_WHAT IS EXPECTED_: Exactly retype the opening line of the entries and every line after it, ending with the line that contains "from matplotlib.patches import Polygon". Skip all pictures.

** Begin AVAILABLE RECORDS **

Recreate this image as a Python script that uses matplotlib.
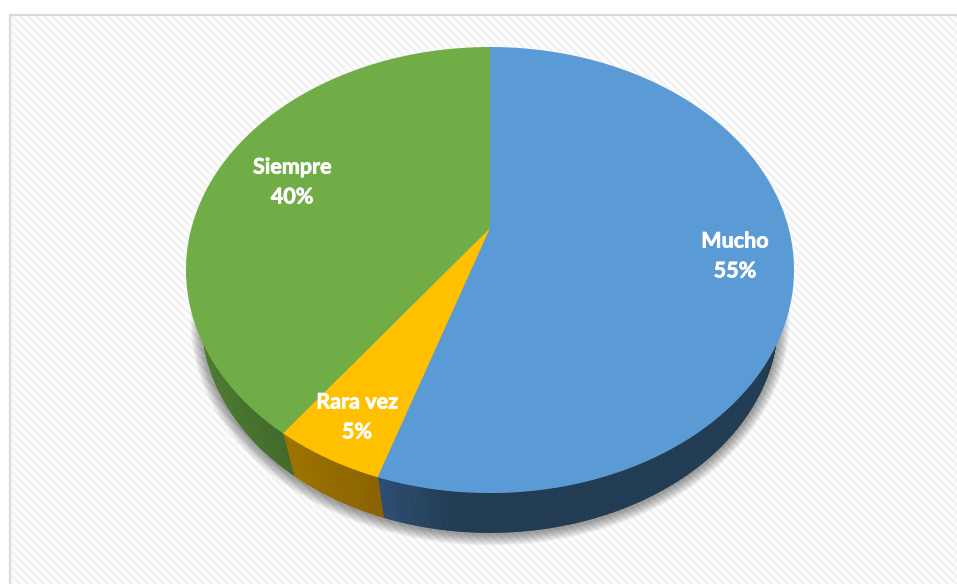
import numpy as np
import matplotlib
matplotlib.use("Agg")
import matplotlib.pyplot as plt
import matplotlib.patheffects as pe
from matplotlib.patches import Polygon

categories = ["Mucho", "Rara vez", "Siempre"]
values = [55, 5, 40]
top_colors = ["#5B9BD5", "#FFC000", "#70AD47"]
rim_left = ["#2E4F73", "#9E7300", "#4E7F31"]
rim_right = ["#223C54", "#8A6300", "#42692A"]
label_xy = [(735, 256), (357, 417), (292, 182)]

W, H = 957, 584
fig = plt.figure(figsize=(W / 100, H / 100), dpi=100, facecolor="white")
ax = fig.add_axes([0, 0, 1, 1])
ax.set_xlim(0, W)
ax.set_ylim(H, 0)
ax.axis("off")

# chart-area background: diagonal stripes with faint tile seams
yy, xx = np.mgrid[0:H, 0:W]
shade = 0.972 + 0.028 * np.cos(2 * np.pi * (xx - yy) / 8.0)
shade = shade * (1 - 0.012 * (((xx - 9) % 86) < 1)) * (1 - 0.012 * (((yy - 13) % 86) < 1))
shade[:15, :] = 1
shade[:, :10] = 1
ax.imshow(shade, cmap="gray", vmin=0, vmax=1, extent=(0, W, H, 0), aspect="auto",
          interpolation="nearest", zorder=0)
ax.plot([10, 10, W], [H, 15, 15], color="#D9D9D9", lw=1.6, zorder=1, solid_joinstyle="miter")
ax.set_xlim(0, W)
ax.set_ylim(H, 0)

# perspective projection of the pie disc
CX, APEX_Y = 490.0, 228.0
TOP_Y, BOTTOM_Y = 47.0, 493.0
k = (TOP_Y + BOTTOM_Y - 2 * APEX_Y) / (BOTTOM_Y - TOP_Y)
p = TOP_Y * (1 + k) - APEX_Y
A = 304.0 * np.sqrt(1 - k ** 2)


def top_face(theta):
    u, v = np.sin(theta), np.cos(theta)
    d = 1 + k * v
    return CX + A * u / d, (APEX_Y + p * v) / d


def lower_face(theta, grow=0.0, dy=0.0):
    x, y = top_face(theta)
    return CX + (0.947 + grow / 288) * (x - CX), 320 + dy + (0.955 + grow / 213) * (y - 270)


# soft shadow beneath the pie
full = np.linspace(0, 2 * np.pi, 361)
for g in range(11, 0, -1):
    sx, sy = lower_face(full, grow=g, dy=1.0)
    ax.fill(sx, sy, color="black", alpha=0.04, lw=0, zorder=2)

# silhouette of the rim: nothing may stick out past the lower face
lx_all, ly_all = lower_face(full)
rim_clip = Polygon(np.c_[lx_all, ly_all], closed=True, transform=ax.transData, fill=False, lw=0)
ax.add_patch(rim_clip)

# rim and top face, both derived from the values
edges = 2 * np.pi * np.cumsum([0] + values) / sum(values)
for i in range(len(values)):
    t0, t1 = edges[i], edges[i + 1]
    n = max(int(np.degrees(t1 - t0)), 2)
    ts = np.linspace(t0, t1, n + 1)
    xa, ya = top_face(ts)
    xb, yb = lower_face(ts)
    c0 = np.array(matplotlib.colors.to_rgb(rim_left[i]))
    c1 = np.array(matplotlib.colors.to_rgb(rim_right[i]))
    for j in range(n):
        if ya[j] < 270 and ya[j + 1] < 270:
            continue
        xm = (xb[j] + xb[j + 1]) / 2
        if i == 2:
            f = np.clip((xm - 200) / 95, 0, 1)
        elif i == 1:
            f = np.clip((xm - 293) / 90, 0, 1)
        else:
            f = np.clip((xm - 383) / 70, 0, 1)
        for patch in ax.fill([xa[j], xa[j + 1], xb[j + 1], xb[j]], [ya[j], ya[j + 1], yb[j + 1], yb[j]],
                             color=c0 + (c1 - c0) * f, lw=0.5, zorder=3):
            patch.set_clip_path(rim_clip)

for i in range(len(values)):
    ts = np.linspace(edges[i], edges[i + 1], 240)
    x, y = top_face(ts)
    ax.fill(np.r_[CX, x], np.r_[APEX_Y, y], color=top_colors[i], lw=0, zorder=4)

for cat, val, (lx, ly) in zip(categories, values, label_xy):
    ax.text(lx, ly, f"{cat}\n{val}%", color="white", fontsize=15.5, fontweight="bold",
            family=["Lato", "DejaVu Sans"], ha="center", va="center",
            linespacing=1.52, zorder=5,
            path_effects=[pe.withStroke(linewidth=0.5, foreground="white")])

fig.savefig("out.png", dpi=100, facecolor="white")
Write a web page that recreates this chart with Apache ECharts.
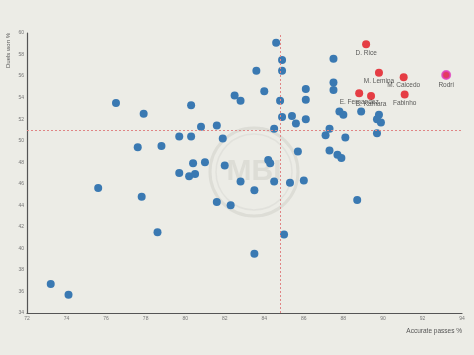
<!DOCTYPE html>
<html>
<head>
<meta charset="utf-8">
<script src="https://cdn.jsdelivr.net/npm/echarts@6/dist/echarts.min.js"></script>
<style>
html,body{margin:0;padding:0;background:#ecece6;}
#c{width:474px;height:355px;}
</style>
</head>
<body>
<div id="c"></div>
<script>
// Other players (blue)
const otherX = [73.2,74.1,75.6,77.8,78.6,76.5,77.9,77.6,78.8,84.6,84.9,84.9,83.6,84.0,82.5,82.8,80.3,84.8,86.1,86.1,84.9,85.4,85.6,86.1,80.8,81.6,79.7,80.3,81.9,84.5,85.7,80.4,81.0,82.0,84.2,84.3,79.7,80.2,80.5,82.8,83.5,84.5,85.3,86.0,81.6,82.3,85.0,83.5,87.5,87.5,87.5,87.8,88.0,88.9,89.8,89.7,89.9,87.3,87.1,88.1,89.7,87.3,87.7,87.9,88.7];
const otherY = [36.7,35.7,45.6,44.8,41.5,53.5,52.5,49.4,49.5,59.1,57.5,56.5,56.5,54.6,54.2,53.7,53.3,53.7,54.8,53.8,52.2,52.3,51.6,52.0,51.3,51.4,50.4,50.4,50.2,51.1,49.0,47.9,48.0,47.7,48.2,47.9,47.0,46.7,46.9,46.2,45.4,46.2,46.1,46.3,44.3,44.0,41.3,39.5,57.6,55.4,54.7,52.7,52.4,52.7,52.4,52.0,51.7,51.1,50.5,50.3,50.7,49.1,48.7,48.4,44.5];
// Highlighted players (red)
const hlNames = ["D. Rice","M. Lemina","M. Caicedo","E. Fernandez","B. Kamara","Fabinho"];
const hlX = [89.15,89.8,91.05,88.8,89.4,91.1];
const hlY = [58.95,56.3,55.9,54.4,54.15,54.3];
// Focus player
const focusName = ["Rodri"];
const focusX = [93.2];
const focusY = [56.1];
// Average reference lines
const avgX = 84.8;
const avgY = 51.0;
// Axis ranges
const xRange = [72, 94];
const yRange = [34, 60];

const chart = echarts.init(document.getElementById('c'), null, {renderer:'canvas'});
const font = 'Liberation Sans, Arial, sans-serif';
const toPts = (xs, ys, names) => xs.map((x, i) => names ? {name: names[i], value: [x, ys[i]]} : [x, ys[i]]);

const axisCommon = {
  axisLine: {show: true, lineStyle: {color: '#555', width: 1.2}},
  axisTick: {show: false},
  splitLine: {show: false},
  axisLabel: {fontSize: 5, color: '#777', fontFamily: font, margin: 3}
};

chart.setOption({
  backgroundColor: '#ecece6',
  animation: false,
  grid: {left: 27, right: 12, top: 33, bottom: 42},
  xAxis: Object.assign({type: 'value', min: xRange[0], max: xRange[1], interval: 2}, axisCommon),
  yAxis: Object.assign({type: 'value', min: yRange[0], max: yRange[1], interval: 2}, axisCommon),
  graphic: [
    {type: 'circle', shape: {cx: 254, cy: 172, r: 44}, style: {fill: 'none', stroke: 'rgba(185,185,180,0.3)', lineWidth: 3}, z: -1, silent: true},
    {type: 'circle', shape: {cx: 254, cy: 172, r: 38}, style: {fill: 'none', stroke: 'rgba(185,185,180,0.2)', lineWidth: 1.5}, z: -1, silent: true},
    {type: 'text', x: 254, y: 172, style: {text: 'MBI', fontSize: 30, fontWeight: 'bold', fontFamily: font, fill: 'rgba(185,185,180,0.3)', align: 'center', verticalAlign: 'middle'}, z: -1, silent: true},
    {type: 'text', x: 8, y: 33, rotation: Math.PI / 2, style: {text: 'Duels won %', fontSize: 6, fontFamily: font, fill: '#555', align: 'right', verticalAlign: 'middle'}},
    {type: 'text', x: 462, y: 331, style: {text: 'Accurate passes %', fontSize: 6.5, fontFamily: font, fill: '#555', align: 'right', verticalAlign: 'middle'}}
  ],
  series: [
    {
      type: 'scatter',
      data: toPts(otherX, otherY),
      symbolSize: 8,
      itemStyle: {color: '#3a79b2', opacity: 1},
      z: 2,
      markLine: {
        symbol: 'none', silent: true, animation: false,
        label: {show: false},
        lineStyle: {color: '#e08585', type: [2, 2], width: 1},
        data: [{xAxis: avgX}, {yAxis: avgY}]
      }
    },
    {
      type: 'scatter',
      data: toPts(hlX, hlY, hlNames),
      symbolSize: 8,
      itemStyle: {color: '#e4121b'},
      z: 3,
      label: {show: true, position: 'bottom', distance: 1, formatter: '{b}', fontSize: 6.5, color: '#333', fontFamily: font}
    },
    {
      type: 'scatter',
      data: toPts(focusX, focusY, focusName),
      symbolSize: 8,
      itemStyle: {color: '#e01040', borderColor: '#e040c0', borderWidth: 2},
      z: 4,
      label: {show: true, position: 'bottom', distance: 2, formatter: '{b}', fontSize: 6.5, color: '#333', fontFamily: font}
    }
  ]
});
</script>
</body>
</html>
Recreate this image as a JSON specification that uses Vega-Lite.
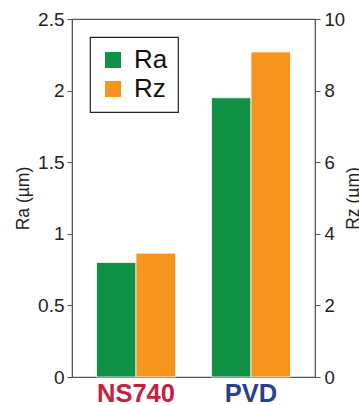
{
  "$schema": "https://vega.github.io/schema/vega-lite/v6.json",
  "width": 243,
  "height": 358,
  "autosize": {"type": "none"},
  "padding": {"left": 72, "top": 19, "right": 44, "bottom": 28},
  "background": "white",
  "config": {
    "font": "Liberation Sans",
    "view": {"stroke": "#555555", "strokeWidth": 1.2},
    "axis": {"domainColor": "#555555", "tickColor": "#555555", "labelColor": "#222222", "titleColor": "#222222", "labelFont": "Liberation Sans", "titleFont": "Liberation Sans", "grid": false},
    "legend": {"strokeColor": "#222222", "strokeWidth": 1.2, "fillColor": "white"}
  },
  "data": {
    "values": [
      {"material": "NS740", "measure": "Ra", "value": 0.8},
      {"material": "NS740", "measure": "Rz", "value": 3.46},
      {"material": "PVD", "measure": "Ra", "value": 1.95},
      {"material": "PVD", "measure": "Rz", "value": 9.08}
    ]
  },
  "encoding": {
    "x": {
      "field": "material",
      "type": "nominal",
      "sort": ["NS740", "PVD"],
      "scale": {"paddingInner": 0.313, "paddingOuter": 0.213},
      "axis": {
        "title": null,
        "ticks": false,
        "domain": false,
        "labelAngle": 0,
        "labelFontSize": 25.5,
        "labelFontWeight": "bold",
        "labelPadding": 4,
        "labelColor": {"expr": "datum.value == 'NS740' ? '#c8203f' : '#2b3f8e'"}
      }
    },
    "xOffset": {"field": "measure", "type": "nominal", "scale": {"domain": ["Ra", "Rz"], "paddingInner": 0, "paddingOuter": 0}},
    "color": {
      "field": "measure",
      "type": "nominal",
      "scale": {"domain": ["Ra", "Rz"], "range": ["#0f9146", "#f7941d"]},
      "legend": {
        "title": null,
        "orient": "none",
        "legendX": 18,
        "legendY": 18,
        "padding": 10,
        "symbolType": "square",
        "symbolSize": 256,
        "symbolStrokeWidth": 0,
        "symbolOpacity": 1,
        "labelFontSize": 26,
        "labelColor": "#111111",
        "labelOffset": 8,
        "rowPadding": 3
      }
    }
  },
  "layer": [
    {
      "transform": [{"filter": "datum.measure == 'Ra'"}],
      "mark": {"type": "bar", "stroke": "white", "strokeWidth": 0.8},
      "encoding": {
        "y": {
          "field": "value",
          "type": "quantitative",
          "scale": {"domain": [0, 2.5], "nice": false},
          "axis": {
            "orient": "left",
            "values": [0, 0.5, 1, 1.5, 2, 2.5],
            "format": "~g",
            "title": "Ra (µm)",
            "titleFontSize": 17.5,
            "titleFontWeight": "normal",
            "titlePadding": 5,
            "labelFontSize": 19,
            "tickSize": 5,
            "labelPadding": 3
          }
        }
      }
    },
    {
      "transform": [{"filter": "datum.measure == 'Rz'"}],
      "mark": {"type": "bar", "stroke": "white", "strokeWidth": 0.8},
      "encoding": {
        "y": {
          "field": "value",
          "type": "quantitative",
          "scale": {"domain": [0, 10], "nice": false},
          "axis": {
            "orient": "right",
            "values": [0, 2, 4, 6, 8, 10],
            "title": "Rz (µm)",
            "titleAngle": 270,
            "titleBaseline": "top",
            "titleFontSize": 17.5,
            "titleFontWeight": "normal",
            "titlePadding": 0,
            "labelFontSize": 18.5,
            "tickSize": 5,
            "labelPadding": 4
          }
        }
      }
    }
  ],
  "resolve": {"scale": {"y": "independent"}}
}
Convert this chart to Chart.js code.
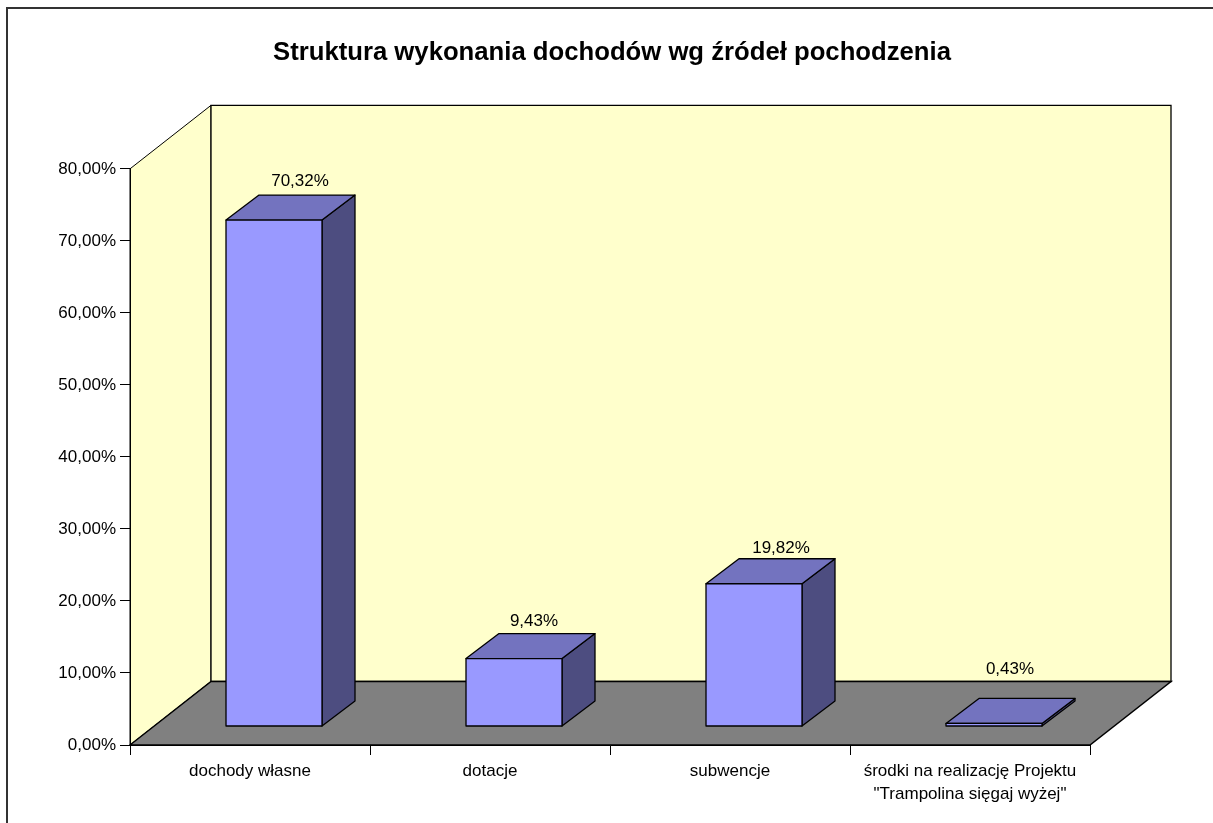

** End AVAILABLE RECORDS **

_EXERCISE OUTPUT_:
Recreate this image as a Python script that uses matplotlib.
import numpy as np
import matplotlib
matplotlib.use("Agg")
import matplotlib.pyplot as plt
import matplotlib.patheffects as pe
from matplotlib.patches import Polygon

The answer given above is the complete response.